Dan: You wrote the screenplay for a major movie opening September 9th, Sully, directed by Clint Eastwood and starring Tom Hanks. That’s some pretty rare air in terms of talent. Can you give us a glimpse into your journey taking Sully from page to screen?

Todd: When adapting a true story it all starts with spending time with the real-life hero. The bulk of my adaptations have centered around people long dead, so it was an incredible boon to the process that I could have exclusive and vulnerable time with Sully himself. By “memorizing” as much of Sully himself that I could, I had a huge running start when I actually started going to script. I could see the man not as an abstract character, but as a real human being, making real heroic choices, in real time.

Dan: Integrating your faith with your career can be a challenge. Can you think of a time when your faith presented an obstacle or perhaps threatened your career?

Todd: I’ve never seen my faith as a threat to anything, except the darkness. I don’t consider anyone in the movie business as the gatekeeper of my destiny. That’s in the Lord’s hands. Perhaps certain jobs didn’t fall my way over the years, but I never perceived it as having anything to do with being a Christian. I cling to Romans 8:28 daily, and trust that God’s plan is the only plan worth investing in. After nearly thirty years in the business, I am certain that I am still here only by the grace of God. And that gives me deep and abiding peace as I do my work.

Dan: How about a time when you were ushered through a difficult time and it had the fingerprints of God all over it?

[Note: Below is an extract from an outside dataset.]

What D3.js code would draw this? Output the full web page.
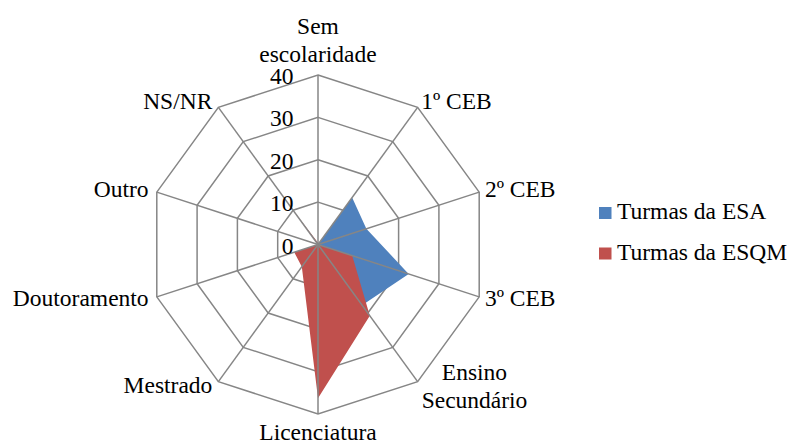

Todd: My father always used to say, “Expect to see Him.” That curiosity and openness to seeing the Holy Spirit at work everywhere is something that I inherited from him. So I see God’s fingerprints constantly. Mostly in the sense that I feel held in the palm of his hand. And I can see his fingerprints anytime I just open my eyes.

Dan: Todd, thank you for sharing your heart with us. All of us within the Mastermedia community will continue praying for God’s hand upon your career, your family and your life.